Objective: Each record below should be output verbatim, without pictures.
== Records for the exercise
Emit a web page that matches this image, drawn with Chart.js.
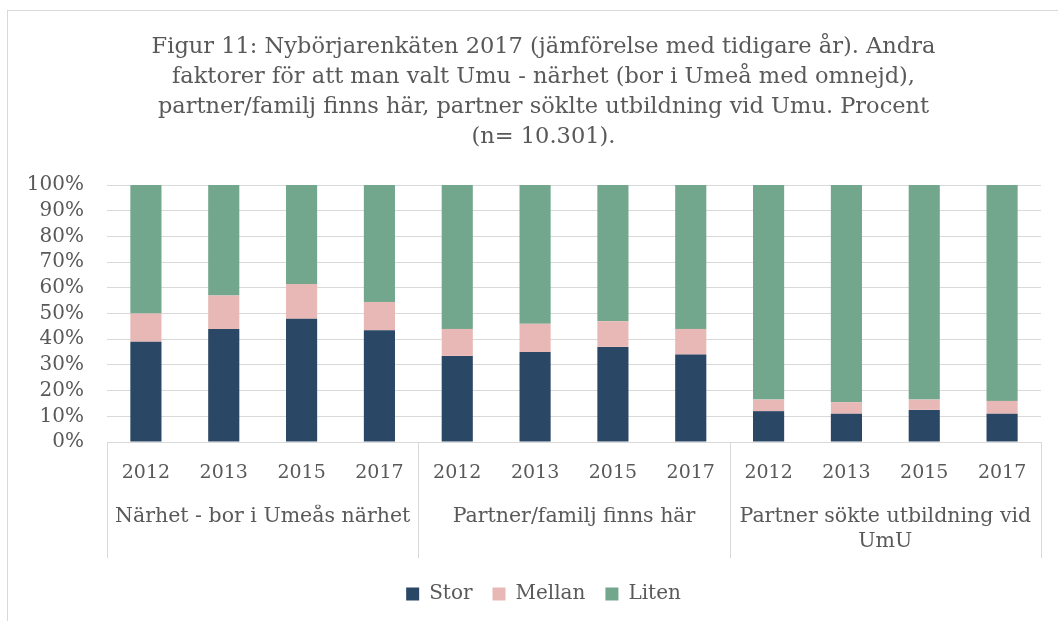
<!DOCTYPE html>
<html>
<head>
<meta charset="utf-8">
<script src="https://cdn.jsdelivr.net/npm/chart.js@4/dist/chart.umd.min.js"></script>
<style>
  html, body { margin: 0; padding: 0; background: #fff; overflow: hidden; }
  #wrap { position: relative; width: 1058px; height: 621px; }
  #frame { position: absolute; left: 7px; top: 10px; width: 1100px; height: 700px; border: 1px solid #d9d9d9; }
  canvas { position: absolute; left: 0; top: 0; }
</style>
</head>
<body>
<div id="wrap">
  <div id="frame"></div>
  <canvas id="chart" width="1058" height="621"></canvas>
</div>
<script>
// data (percent)
const years = ['2012', '2013', '2015', '2017', '2012', '2013', '2015', '2017', '2012', '2013', '2015', '2017'];
const groups = ['Närhet - bor i Umeås närhet', 'Partner/familj finns här', ['Partner sökte utbildning vid', 'UmU']];
const stor = [39, 44, 48, 43.5, 33.5, 35, 37, 34, 12, 11, 12.5, 11];
const mellan = [11, 13, 13.5, 11, 10.5, 11, 10, 10, 4.5, 4.5, 4, 5];
const liten = [50, 43, 38.5, 45.5, 56, 54, 53, 56, 83.5, 84.5, 83.5, 84];

const TEXT = '#595959';
const GRID = '#d9d9d9';
const SERIF = "'DejaVu Serif', serif";

// vertical separators under the plot between the category groups
const groupLines = {
  id: 'groupLines',
  afterDraw(chart) {
    const x = chart.scales.x;
    const ctx = chart.ctx;
    const step = x.width / years.length;
    ctx.save();
    ctx.strokeStyle = GRID;
    ctx.lineWidth = 1;
    for (let i = 0; i <= years.length; i += 4) {
      const px = Math.round(x.left + i * step) + 0.5;
      ctx.beginPath();
      ctx.moveTo(px, x.top);
      ctx.lineTo(px, x.top + 116);
      ctx.stroke();
    }
    ctx.restore();
  }
};

// let the % labels run into the left padding instead of being clipped
const widenYLabels = {
  id: 'widenYLabels',
  afterLayout(chart) { chart.scales.y.left = 0; }
};

new Chart(document.getElementById('chart'), {
  type: 'bar',
  data: {
    labels: years,
    datasets: [
      { label: 'Stor', data: stor, backgroundColor: '#2a4765' },
      { label: 'Mellan', data: mellan, backgroundColor: '#e8b8b6' },
      { label: 'Liten', data: liten, backgroundColor: '#72a78e' }
    ]
  },
  options: {
    responsive: false,
    animation: false,
    barPercentage: 0.4,
    categoryPercentage: 1,
    layout: { padding: { left: 46, right: 17, top: 0, bottom: 7 } },
    plugins: {
      title: {
        display: true,
        text: [
          'Figur 11: Nybörjarenkäten 2017 (jämförelse med tidigare år). Andra',
          'faktorer för att man valt Umu - närhet (bor i Umeå med omnejd),',
          'partner/familj finns här, partner söklte utbildning vid Umu. Procent',
          '(n= 10.301).'
        ],
        color: TEXT,
        font: { family: SERIF, size: 22.5, weight: 'normal', lineHeight: '30px' },
        padding: { top: 32, bottom: 33 }
      },
      legend: {
        position: 'bottom',
        labels: {
          color: TEXT,
          font: { family: SERIF, size: 20 },
          boxWidth: 13,
          boxHeight: 13,
          padding: 20
        }
      },
      tooltip: { enabled: false }
    },
    scales: {
      x: {
        stacked: true,
        grid: { display: false, drawTicks: false },
        border: { display: true, color: GRID },
        ticks: { color: TEXT, font: { family: SERIF, size: 19 }, padding: 20, maxRotation: 0, autoSkip: false }
      },
      x2: {
        type: 'category',
        position: 'bottom',
        labels: groups,
        offset: true,
        afterFit: s => { s.height += 10; },
        grid: { display: false, drawTicks: false },
        border: { display: false },
        ticks: { color: TEXT, font: { family: SERIF, size: 20.5 }, padding: 0, maxRotation: 0, autoSkip: false }
      },
      y: {
        stacked: true,
        min: 0,
        max: 100,
        afterFit: s => { s.width = 61; },
        grid: { color: GRID, drawTicks: false },
        border: { display: false },
        ticks: {
          stepSize: 10,
          autoSkip: false,
          padding: 23,
          color: TEXT,
          font: { family: SERIF, size: 20 },
          callback: v => v + '%'
        }
      }
    }
  },
  plugins: [groupLines, widenYLabels]
});
</script>
</body>
</html>
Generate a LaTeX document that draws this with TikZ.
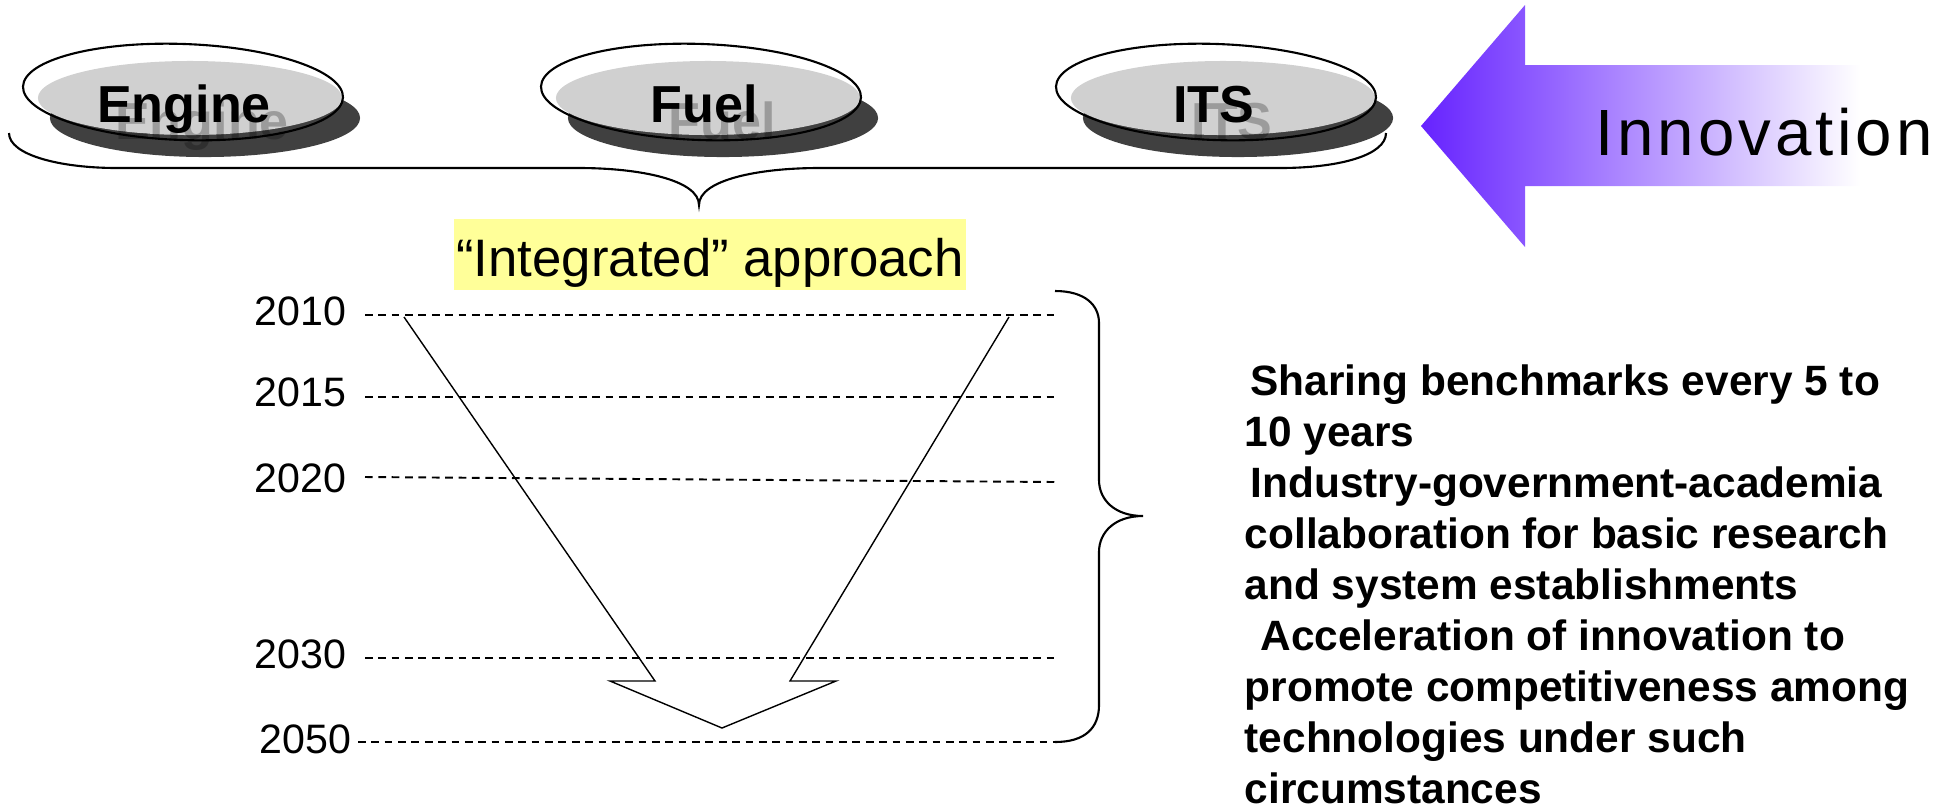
====
Solution below:
Emit a web page that matches this image, drawn with Chart.js.
<!DOCTYPE html>
<html>
<head>
<meta charset="utf-8">
<script src="https://cdn.jsdelivr.net/npm/chart.js@4/dist/chart.umd.min.js"></script>
<style>
  html, body { margin: 0; padding: 0; background: #fff; overflow: hidden; }
  #wrap { position: relative; width: 1058px; height: 621px; }
  #frame { position: absolute; left: 7px; top: 10px; width: 1100px; height: 700px; border: 1px solid #d9d9d9; }
  canvas { position: absolute; left: 0; top: 0; }
</style>
</head>
<body>
<div id="wrap">
  <div id="frame"></div>
  <canvas id="chart" width="1058" height="621"></canvas>
</div>
<script>
// data (percent)
const years = ['2012', '2013', '2015', '2017', '2012', '2013', '2015', '2017', '2012', '2013', '2015', '2017'];
const groups = ['Närhet - bor i Umeås närhet', 'Partner/familj finns här', ['Partner sökte utbildning vid', 'UmU']];
const stor = [39, 44, 48, 43.5, 33.5, 35, 37, 34, 12, 11, 12.5, 11];
const mellan = [11, 13, 13.5, 11, 10.5, 11, 10, 10, 4.5, 4.5, 4, 5];
const liten = [50, 43, 38.5, 45.5, 56, 54, 53, 56, 83.5, 84.5, 83.5, 84];

const TEXT = '#595959';
const GRID = '#d9d9d9';
const SERIF = "'DejaVu Serif', serif";

// vertical separators under the plot between the category groups
const groupLines = {
  id: 'groupLines',
  afterDraw(chart) {
    const x = chart.scales.x;
    const ctx = chart.ctx;
    const step = x.width / years.length;
    ctx.save();
    ctx.strokeStyle = GRID;
    ctx.lineWidth = 1;
    for (let i = 0; i <= years.length; i += 4) {
      const px = Math.round(x.left + i * step) + 0.5;
      ctx.beginPath();
      ctx.moveTo(px, x.top);
      ctx.lineTo(px, x.top + 116);
      ctx.stroke();
    }
    ctx.restore();
  }
};

// let the % labels run into the left padding instead of being clipped
const widenYLabels = {
  id: 'widenYLabels',
  afterLayout(chart) { chart.scales.y.left = 0; }
};

new Chart(document.getElementById('chart'), {
  type: 'bar',
  data: {
    labels: years,
    datasets: [
      { label: 'Stor', data: stor, backgroundColor: '#2a4765' },
      { label: 'Mellan', data: mellan, backgroundColor: '#e8b8b6' },
      { label: 'Liten', data: liten, backgroundColor: '#72a78e' }
    ]
  },
  options: {
    responsive: false,
    animation: false,
    barPercentage: 0.4,
    categoryPercentage: 1,
    layout: { padding: { left: 46, right: 17, top: 0, bottom: 7 } },
    plugins: {
      title: {
        display: true,
        text: [
          'Figur 11: Nybörjarenkäten 2017 (jämförelse med tidigare år). Andra',
          'faktorer för att man valt Umu - närhet (bor i Umeå med omnejd),',
          'partner/familj finns här, partner söklte utbildning vid Umu. Procent',
          '(n= 10.301).'
        ],
        color: TEXT,
        font: { family: SERIF, size: 22.5, weight: 'normal', lineHeight: '30px' },
        padding: { top: 32, bottom: 33 }
      },
      legend: {
        position: 'bottom',
        labels: {
          color: TEXT,
          font: { family: SERIF, size: 20 },
          boxWidth: 13,
          boxHeight: 13,
          padding: 20
        }
      },
      tooltip: { enabled: false }
    },
    scales: {
      x: {
        stacked: true,
        grid: { display: false, drawTicks: false },
        border: { display: true, color: GRID },
        ticks: { color: TEXT, font: { family: SERIF, size: 19 }, padding: 20, maxRotation: 0, autoSkip: false }
      },
      x2: {
        type: 'category',
        position: 'bottom',
        labels: groups,
        offset: true,
        afterFit: s => { s.height += 10; },
        grid: { display: false, drawTicks: false },
        border: { display: false },
        ticks: { color: TEXT, font: { family: SERIF, size: 20.5 }, padding: 0, maxRotation: 0, autoSkip: false }
      },
      y: {
        stacked: true,
        min: 0,
        max: 100,
        afterFit: s => { s.width = 61; },
        grid: { color: GRID, drawTicks: false },
        border: { display: false },
        ticks: {
          stepSize: 10,
          autoSkip: false,
          padding: 23,
          color: TEXT,
          font: { family: SERIF, size: 20 },
          callback: v => v + '%'
        }
      }
    }
  },
  plugins: [groupLines, widenYLabels]
});
</script>
</body>
</html>
Generate a LaTeX document that draws this with TikZ.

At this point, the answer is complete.